By Ross Kelly
SYDNEY--Australian stocks slumped 1.4% Thursday after rising
global bond yields diminished the appeal of dividend plays, putting
the market on track for its worst weekly performance in three
years.
"There is no denying that things are looking a little ugly out
there right now and the banks are right at the heart of it," said
Chris Weston, Melbourne-based chief markets strategist at IG.
Defying overnight gains on U.S. and European stock exchanges,
the S&P/ASX 200 index lost 79.3 points to 5504.3, its fourth
straight daily fall, bringing losses for the week to 4.7%. The
previous time Australia's benchmark index fell that far in one week
was the five-day trading period ending May 16, 2012, when shares
tumbled 5.6%.
This week's lackluster performance might indicate a global bond
selloff is turning investors off Australian dividend plays such as
banks, real-estate investment trusts and utilities.

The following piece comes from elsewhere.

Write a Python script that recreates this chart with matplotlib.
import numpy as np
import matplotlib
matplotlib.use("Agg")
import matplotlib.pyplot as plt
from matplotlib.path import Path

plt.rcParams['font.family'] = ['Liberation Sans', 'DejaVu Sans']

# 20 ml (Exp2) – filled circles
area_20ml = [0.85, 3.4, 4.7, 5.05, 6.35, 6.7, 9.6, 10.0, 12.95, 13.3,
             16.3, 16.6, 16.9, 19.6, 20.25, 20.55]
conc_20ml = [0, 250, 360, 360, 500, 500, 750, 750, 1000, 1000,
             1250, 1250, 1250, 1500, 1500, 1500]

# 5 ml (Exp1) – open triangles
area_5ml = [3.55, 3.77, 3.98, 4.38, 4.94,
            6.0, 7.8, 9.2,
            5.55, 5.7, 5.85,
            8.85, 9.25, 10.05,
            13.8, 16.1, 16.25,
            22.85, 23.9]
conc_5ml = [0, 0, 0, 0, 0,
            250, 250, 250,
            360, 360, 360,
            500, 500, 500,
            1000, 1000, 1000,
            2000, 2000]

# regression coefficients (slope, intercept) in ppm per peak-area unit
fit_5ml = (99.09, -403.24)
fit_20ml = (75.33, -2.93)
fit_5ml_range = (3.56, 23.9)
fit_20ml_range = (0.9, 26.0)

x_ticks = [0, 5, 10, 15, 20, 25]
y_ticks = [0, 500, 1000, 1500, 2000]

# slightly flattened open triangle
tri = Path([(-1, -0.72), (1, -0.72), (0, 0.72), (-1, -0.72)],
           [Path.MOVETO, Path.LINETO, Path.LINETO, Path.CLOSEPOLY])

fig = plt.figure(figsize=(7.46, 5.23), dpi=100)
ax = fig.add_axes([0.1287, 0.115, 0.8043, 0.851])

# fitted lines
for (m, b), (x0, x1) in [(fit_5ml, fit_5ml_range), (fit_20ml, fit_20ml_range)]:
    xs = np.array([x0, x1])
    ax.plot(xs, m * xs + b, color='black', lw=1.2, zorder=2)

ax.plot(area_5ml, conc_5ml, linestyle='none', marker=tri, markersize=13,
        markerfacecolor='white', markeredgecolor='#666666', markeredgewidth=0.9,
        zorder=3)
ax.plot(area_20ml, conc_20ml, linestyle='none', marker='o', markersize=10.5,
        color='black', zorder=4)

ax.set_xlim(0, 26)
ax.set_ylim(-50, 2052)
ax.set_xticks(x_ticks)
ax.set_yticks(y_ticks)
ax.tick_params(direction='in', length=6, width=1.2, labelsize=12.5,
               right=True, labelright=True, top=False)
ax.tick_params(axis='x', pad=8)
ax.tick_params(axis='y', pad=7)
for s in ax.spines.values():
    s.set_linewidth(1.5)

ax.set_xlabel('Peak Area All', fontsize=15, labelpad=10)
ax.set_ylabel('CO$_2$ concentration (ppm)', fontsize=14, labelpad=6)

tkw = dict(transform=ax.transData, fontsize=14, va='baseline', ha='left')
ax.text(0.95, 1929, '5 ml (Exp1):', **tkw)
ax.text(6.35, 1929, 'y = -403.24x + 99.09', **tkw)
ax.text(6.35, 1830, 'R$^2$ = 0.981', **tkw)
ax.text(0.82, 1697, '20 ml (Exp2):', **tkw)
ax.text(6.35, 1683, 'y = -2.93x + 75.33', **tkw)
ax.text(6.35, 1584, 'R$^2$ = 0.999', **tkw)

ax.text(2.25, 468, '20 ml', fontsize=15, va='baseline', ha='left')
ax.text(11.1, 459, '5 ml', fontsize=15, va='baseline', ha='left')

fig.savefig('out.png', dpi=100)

Bond yields are increasing amid signs Greece's debt woes can be
alleviated and that U.S. interest rates will rise as anticipated
later this year. Yields move inversely to prices.
"The draining of global liquidity will continue to affect all
asset prices, with high-yielding Australian shares particularly
vulnerable," said Michael McCarthy, a Sydney-based trader at CMC
Markets.
Local sentiment wasn't helped by the release of
worse-than-expected retail sales and national-account figures
earlier Thursday, although much of the share-market damage had
already been done before the data were out.
Australia's trade deficit more than tripled in April to 3.9
billion Australian dollars (US$3.04 billion), wider than
expectations of A$2.1 billion, as the value of resource exports
fell sharply, eclipsing a rise in imports of capital goods. Retail
sales, meanwhile, were unchanged in April from March, worse than
the 0.3% increase economists were expecting.
Until recently, Australia's market was buoyed by the strength of
its banks, which offered reliable dividend yields in a low
interest-rate environment. A subsequent upsurge in bond yields has
taken a heavy toll on banking stocks, with Westpac Banking Corp.
(WBC.AU) the hardest hit.
Westpac shares fell 1.5%, placing them 22% lower since a
mid-April peak. Commonwealth Bank of Australia (CBA.AU), the
biggest stock on the exchange, fell 1.3%. Australia & New
Zealand Banking Group Ltd. (ANZ.AU) and National Australia Bank
Ltd. (NAB.AU) fell 1.3% and 2.1%, respectively.
Mining stocks, languishing as a long resources boom fades,
didn't fair any better Thursday, with BHP Billiton Ltd. (BHP.AU)
shedding 1.5% and Rio Tinto Ltd. (RIO.AU) dropping 1.3%.
Grocery wholesaler Metcash Ltd. (MTS.AU) plunged 18% after it
scrapped its dividend and took a A$640 million (US$498.4 million)
impairment charge, as a price war in the industry intensifies.